The History of Perimeter

The concept of perimeter dates back to ancient civilizations, where it was used for land surveying, construction, and other practical purposes.

Ancient Egyptians: Used perimeter to calculate land boundaries and construct buildings. They had a practical understanding of geometry, including the calculation of perimeters for basic shapes like triangles and rectangles.
Ancient Greeks: Developed a more systematic approach to geometry, including the formal definition and calculation of perimeter. Euclid's Elements provides a comprehensive treatment of geometric principles, including perimeter.
Ancient Romans: Applied perimeter calculations in engineering and architecture, particularly in the construction of roads, aqueducts, and buildings.
Later Civilizations: Continued to refine and expand upon the principles of perimeter calculation, leading to the development of more advanced mathematical tools and techniques.
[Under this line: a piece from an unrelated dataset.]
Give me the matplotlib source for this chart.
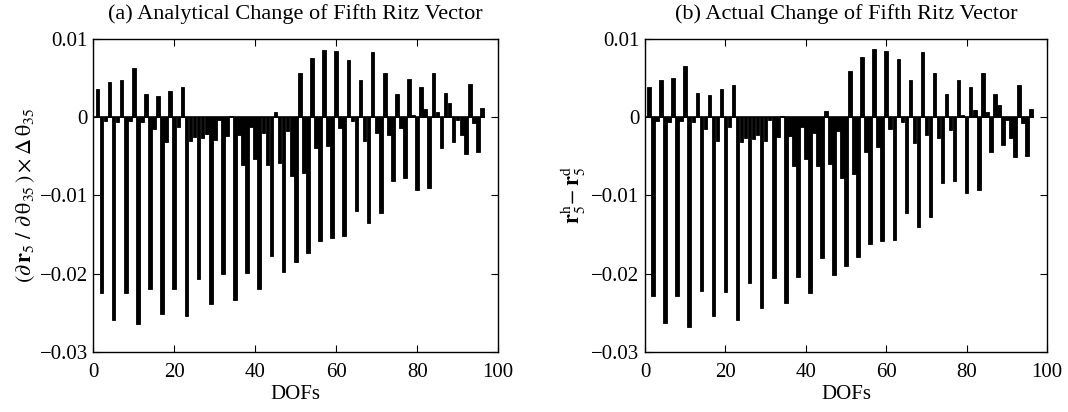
import numpy as np
import matplotlib
matplotlib.use("Agg")
import matplotlib.pyplot as plt

plt.rcParams['font.family'] = ['Liberation Serif', 'DejaVu Serif']
plt.rcParams['mathtext.fontset'] = 'stix'

dofs = np.arange(1, 97)

analytical = [
    0.0036, -0.0225, -0.0005, 0.0045, -0.0259, -0.0006, 0.0047, -0.0225, -0.0005, 0.0063,
    -0.0264, -0.0006, 0.0029, -0.0219, -0.0015, 0.0027, -0.0251, -0.0032, 0.0034, -0.0219,
    -0.0013, 0.0039, -0.0254, -0.0031, -0.0025, -0.0207, -0.0026, -0.0022, -0.0239, -0.0029,
    -0.0004, -0.0200, -0.0024, 0.0002, -0.0234, -0.0023, -0.0061, -0.0199, -0.0012, -0.0054,
    -0.0220, -0.0020, -0.0061, -0.0177, 0.0007, -0.0059, -0.0198, -0.0018, -0.0075, -0.0185,
    0.0057, -0.0071, -0.0173, 0.0076, -0.0040, -0.0158, 0.0086, -0.0037, -0.0154, 0.0085,
    -0.0014, -0.0152, 0.0073, -0.0005, -0.0120, 0.0048, -0.0031, -0.0135, 0.0083, -0.0020,
    -0.0123, 0.0056, -0.0023, -0.0081, 0.0030, -0.0014, -0.0078, 0.0049, 0.0003, -0.0093,
    0.0039, 0.0011, -0.0090, 0.0057, 0.0007, -0.0040, 0.0031, 0.0018, -0.0032, -0.0003,
    -0.0023, -0.0047, 0.0042, -0.0008, -0.0045, 0.0012,
]

actual = [
    0.0039, -0.0228, -0.0005, 0.0048, -0.0263, -0.0006, 0.0050, -0.0229, -0.0005, 0.0065,
    -0.0268, -0.0006, 0.0031, -0.0222, -0.0015, 0.0028, -0.0254, -0.0031, 0.0036, -0.0223,
    -0.0013, 0.0041, -0.0259, -0.0032, -0.0026, -0.0212, -0.0028, -0.0023, -0.0244, -0.0030,
    -0.0004, -0.0205, -0.0025, 0.0002, -0.0238, -0.0024, -0.0062, -0.0204, -0.0012, -0.0054,
    -0.0225, -0.0020, -0.0062, -0.0180, 0.0008, -0.0060, -0.0202, -0.0018, -0.0078, -0.0190,
    0.0059, -0.0073, -0.0178, 0.0077, -0.0045, -0.0162, 0.0087, -0.0038, -0.0158, 0.0085,
    -0.0015, -0.0157, 0.0074, -0.0006, -0.0123, 0.0048, -0.0033, -0.0140, 0.0083, -0.0023,
    -0.0128, 0.0057, -0.0026, -0.0084, 0.0029, -0.0016, -0.0081, 0.0048, 0.0003, -0.0097,
    0.0038, 0.0009, -0.0093, 0.0057, 0.0006, -0.0044, 0.0030, 0.0015, -0.0035, -0.0003,
    -0.0026, -0.0051, 0.0041, -0.0007, -0.0049, 0.0010,
]

titles = ["(a) Analytical Change of Fifth Ritz Vector",
          "(b) Actual Change of Fifth Ritz Vector"]
ylabels = [r"$(\partial\,\mathbf{r}_5\ /\ \partial\,\mathrm{θ}_{35}\,)\times\Delta\,\mathrm{θ}_{35}$",
           r"$\mathbf{r}_5^{\mathrm{h}}\!-\mathbf{r}_5^{\mathrm{d}}$"]
xticks = [0, 20, 40, 60, 80, 100]
yticks = [-0.03, -0.02, -0.01, 0, 0.01]
yticklabels = ["\u22120.03", "\u22120.02", "\u22120.01", "0", "0.01"]

fig = plt.figure(figsize=(10.68, 4.12), dpi=100)
axes = [fig.add_axes([0.0874, 0.1456, 0.379, 0.760]),
        fig.add_axes([0.604, 0.1456, 0.3764, 0.760])]

for ax, vals, title, ylab in zip(axes, [analytical, actual], titles, ylabels):
    ax.bar(dofs, vals, width=0.9, color='black', edgecolor='black', linewidth=0.6)
    ax.plot([dofs[0] - 0.5, dofs[-1] + 0.5], [0, 0], color='black', linewidth=1.2)
    ax.set_xlim(0, 100)
    ax.set_ylim(-0.03, 0.01)
    ax.set_xticks(xticks)
    ax.set_yticks(yticks)
    ax.set_yticklabels(yticklabels)
    ax.tick_params(direction='in', top=True, right=True, length=5, width=0.8,
                   labelsize=15)
    ax.tick_params(axis='x', pad=8)
    ax.tick_params(axis='y', pad=4)
    for s in ax.spines.values():
        s.set_linewidth(1.0)
    ax.set_title(title, fontsize=16, pad=14)
    ax.set_xlabel("DOFs", fontsize=15, labelpad=2)
    ax.set_ylabel(ylab, fontsize=16, labelpad=2)

fig.savefig("out.png", dpi=100)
Perimeter in Different Fields

Mathematics: Perimeter is a fundamental concept in geometry, used in various branches of mathematics, including trigonometry, calculus, and topology.
Physics: Perimeter plays a role in various physical phenomena, such as surface tension and fluid dynamics.
Engineering: Perimeter calculations are essential in structural engineering, civil engineering, and mechanical engineering.
Computer Science: Perimeter is used in computer graphics, image processing, and computer-aided design (CAD).
Art and Design: Artists and designers use perimeter to create visually appealing compositions and structures.

Conclusion

The concept of perimeter, the distance around a figure, is a foundational element in geometry with far-reaching practical applications. From simple calculations for everyday tasks to more complex applications in various fields, understanding perimeter is essential for problem-solving and spatial reasoning. By grasping the definitions, formulas, and applications discussed in this article, you can confidently tackle perimeter-related challenges and appreciate its significance in the world around us. Whether you're fencing a garden, designing a building, or simply solving a geometry problem, a solid understanding of perimeter will prove invaluable.